Anne Hutchinson was an adventurous woman. She always went against the flow looking for freedom. Her family sailed to America with other colonists in 1634 hoping for religious freedom. Anne joined the audience of John Cotton but soon differences exploded due to her contrasting ideas and wish to have freedom of thought. She wanted to praise God as she believed was desirable but instead was guided by the harsh beliefs of the Puritans. She was set on speaking her mind but women were looked at as morally feeble and if allowed opinion, men would be led to damnation.
She decided to start a Women's club and meetings were held in her own home. The strong women discussed the scriptures, prayed, and reviewed sermons. Anne also expressed her own views. Her women's club meetings were seen as a risk to the government of the men in power and against the fundamental ethics of the Puritan's way of living. John Winthrop viewed Anne Hutchinson as a 'separatist' and criticized her gatherings, stating that the women's meetings were not acceptable or good looking in the sight of God, or suitable for the gender.

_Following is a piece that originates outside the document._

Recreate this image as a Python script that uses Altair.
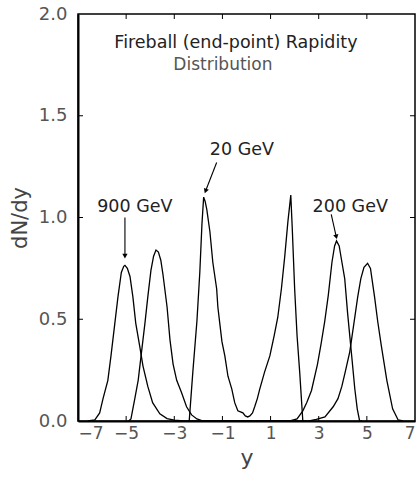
import altair as alt
import pandas as pd

# ---- curve data (rapidity y, dN/dy) ----
x900 = [-6.6, -6.3, -6.1, -5.96, -5.76, -5.63, -5.47, -5.34, -5.2, -5.1, -5.05, -4.95, -4.84, -4.72,
        -4.6, -4.44, -4.3, -4.1, -3.9, -3.6, -3.3, -3.0, -2.6,
        2.6, 2.9, 3.26, 3.6, 3.8, 3.96, 4.1, 4.29, 4.45, 4.62, 4.75, 4.88, 5.03, 5.15, 5.32, 5.45,
        5.6, 5.83, 6.07, 6.3, 6.5]
v900 = [0.0, 0.005, 0.04, 0.11, 0.2, 0.32, 0.48, 0.61, 0.73, 0.76, 0.765, 0.75, 0.71, 0.61,
        0.48, 0.37, 0.27, 0.17, 0.09, 0.035, 0.012, 0.004, 0.0,
        0.0, 0.008, 0.02, 0.07, 0.11, 0.17, 0.24, 0.34, 0.47, 0.61, 0.7, 0.755, 0.775, 0.75, 0.61, 0.49,
        0.37, 0.2, 0.06, 0.005, 0.0]

x200 = [-4.9, -4.8, -4.64, -4.5, -4.38, -4.22, -4.1, -3.97, -3.86, -3.76, -3.66, -3.56, -3.47, -3.3,
        -3.18, -3.05, -2.9, -2.7, -2.49, -2.28, -2.06, -1.8,
        1.8, 2.1, 2.34, 2.5, 2.7, 2.95, 3.1, 3.25, 3.4, 3.55, 3.66, 3.74, 3.85, 3.95, 4.08, 4.2,
        4.37, 4.5, 4.6, 4.7, 4.8]
v200 = [0.0, 0.01, 0.11, 0.2, 0.32, 0.48, 0.61, 0.74, 0.81, 0.84, 0.83, 0.79, 0.72, 0.56,
        0.40, 0.28, 0.2, 0.14, 0.07, 0.03, 0.01, 0.0,
        0.0, 0.01, 0.05, 0.09, 0.15, 0.28, 0.38, 0.49, 0.62, 0.78, 0.86, 0.885, 0.86, 0.79, 0.70, 0.53,
        0.32, 0.157, 0.06, 0.0, 0.0]

x20 = [-2.4, -2.38, -2.23, -2.06, -1.94, -1.85, -1.78, -1.72, -1.65, -1.52, -1.4, -1.24, -1.19, -1.1,
       -1.02, -0.9, -0.77, -0.61, -0.49, -0.36, -0.25, -0.15, -0.05, 0.05, 0.14, 0.25, 0.34, 0.45,
       0.55, 0.75, 0.97, 1.15, 1.3, 1.45, 1.59, 1.72, 1.84, 1.9, 2.0, 2.1, 2.21, 2.34, 2.4]
v20 = [0.0, 0.0, 0.24, 0.49, 0.73, 0.97, 1.10, 1.08, 1.04, 0.93, 0.78, 0.65, 0.56, 0.47,
       0.39, 0.32, 0.22, 0.157, 0.09, 0.05, 0.045, 0.04, 0.025, 0.02, 0.025, 0.04, 0.07, 0.11,
       0.157, 0.24, 0.32, 0.42, 0.51, 0.65, 0.81, 0.98, 1.11, 0.95, 0.65, 0.42, 0.24, 0.0, 0.0]

# ---- axes ----
x_tick_labels = [-7, -5, -3, -1, 1, 3, 5, 7]
x_inner_ticks = [-5, -3, -1, 1, 3, 5]
y_tick_labels = [0.0, 0.5, 1.0, 1.5, 2.0]
y_inner_ticks = [0.5, 1.0, 1.5]

# ---- annotations ----
title_text = ["Fireball (end-point) Rapidity", "Distribution"]
title_x = [-0.44, -0.98]
title_y = [1.857, 1.75]

label_text = ["900 GeV", "20 GeV", "200 GeV"]
label_x = [-4.64, -0.19, 4.31]
label_y = [1.05, 1.33, 1.05]
arrow_x = [-5.05, -1.24, 3.52]
arrow_y = [1.0, 1.27, 1.015]
arrow_x2 = [-5.05, -1.70, 3.73]
arrow_y2 = [0.81, 1.13, 0.905]
arrow_angle = [0, 21, 347]

W, H = 337, 407
FONT = "DejaVu Sans"

rows = []
for name, xs, vs in [("900 GeV", x900, v900), ("200 GeV", x200, v200), ("20 GeV", x20, v20)]:
    for i, (a, b) in enumerate(zip(xs, vs)):
        rows.append({"series": name, "y": a, "dndy": b, "i": i})
curves = pd.DataFrame(rows)

xs = alt.Scale(domain=[-7, 7], nice=False, zero=False)
ys = alt.Scale(domain=[0, 2], nice=False)

lines = alt.Chart(curves).mark_line(color="black", strokeWidth=1.3, clip=True).encode(
    x=alt.X("y:Q", scale=xs,
            axis=alt.Axis(values=x_tick_labels, format="d", ticks=False, grid=False,
                          domainColor="black", domainWidth=2, labelFont=FONT, labelFontSize=17,
                          labelColor="#555", labelPadding=4, title="y", titleFont=FONT,
                          titleFontSize=22, titleFontWeight="normal", titleColor="#444",
                          titlePadding=6)),
    y=alt.Y("dndy:Q", scale=ys,
            axis=alt.Axis(values=y_tick_labels, format=".1f", ticks=False, grid=False,
                          domainColor="black", domainWidth=2, labelFont=FONT, labelFontSize=18,
                          labelColor="#555", labelPadding=11, title="dN/dy", titleFont=FONT,
                          titleFontSize=21, titleFontWeight="normal", titleColor="#444",
                          titlePadding=8)),
    detail="series:N",
    order="i:Q",
)

xt = pd.DataFrame({"t": x_inner_ticks})
yt = pd.DataFrame({"t": y_inner_ticks})
tick_b = alt.Chart(xt).mark_rule(color="black", strokeWidth=1).encode(
    x=alt.X("t:Q", scale=xs), y=alt.value(H), y2=alt.value(H - 5))
tick_t = alt.Chart(xt).mark_rule(color="black", strokeWidth=1).encode(
    x=alt.X("t:Q", scale=xs), y=alt.value(0), y2=alt.value(5))
tick_l = alt.Chart(yt).mark_rule(color="black", strokeWidth=1).encode(
    y=alt.Y("t:Q", scale=ys), x=alt.value(0), x2=alt.value(5))
tick_r = alt.Chart(yt).mark_rule(color="black", strokeWidth=1).encode(
    y=alt.Y("t:Q", scale=ys), x=alt.value(W), x2=alt.value(W - 5))

tdf = pd.DataFrame({"text": title_text, "x": title_x, "y": title_y,
                    "size": [17.5, 17], "col": ["#222", "#555"]})
titles = alt.Chart(tdf).mark_text(font=FONT, align="center", baseline="middle").encode(
    x=alt.X("x:Q", scale=xs), y=alt.Y("y:Q", scale=ys), text="text:N",
    size=alt.Size("size:Q", scale=None), color=alt.Color("col:N", scale=None))

ldf = pd.DataFrame({"text": label_text, "x": label_x, "y": label_y,
                    "ax": arrow_x, "ay": arrow_y, "ax2": arrow_x2, "ay2": arrow_y2,
                    "ang": arrow_angle})
labels = alt.Chart(ldf).mark_text(font=FONT, fontSize=17.5, color="#222", align="center",
                                  baseline="middle").encode(
    x=alt.X("x:Q", scale=xs), y=alt.Y("y:Q", scale=ys), text="text:N")
shafts = alt.Chart(ldf).mark_rule(color="black", strokeWidth=1.1).encode(
    x=alt.X("ax:Q", scale=xs), y=alt.Y("ay:Q", scale=ys), x2="ax2:Q", y2="ay2:Q")
heads = alt.Chart(ldf).mark_point(shape="triangle-down", filled=True, color="black",
                                  size=28, opacity=1).encode(
    x=alt.X("ax2:Q", scale=xs), y=alt.Y("ay2:Q", scale=ys),
    angle=alt.Angle("ang:Q", scale=None))

chart = alt.layer(lines, tick_b, tick_t, tick_l, tick_r, titles, labels, shafts, heads).properties(
    width=W, height=H,
    autosize=alt.AutoSizeParams(type="none"),
    padding={"left": 78, "top": 14, "right": 4, "bottom": 58},
    background="white",
).configure_view(stroke="black", strokeWidth=1.5)

chart.save("out.html", embed_options={"renderer": "svg", "actions": False})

In the November of 1637, Anne Hutchinson was arrested and placed in custody at the house of the marshal of Roxbury, Massachusetts. She was accused of breaking the fifth commandment "Honor thy father and mother..." and accordingly encouraging conflict against the fathers of the society. She was also accused that her meetings tempted women to disrespect the care of their own families. The court found her guilty and sent her to banishment by the Civil Court. Anne Hutchinson and her followers created a home in Portsmouth and adopted a new government which provided for trial by jury and divorce of church and state. Anne and many of her family were killed by the Native Americans in 1634.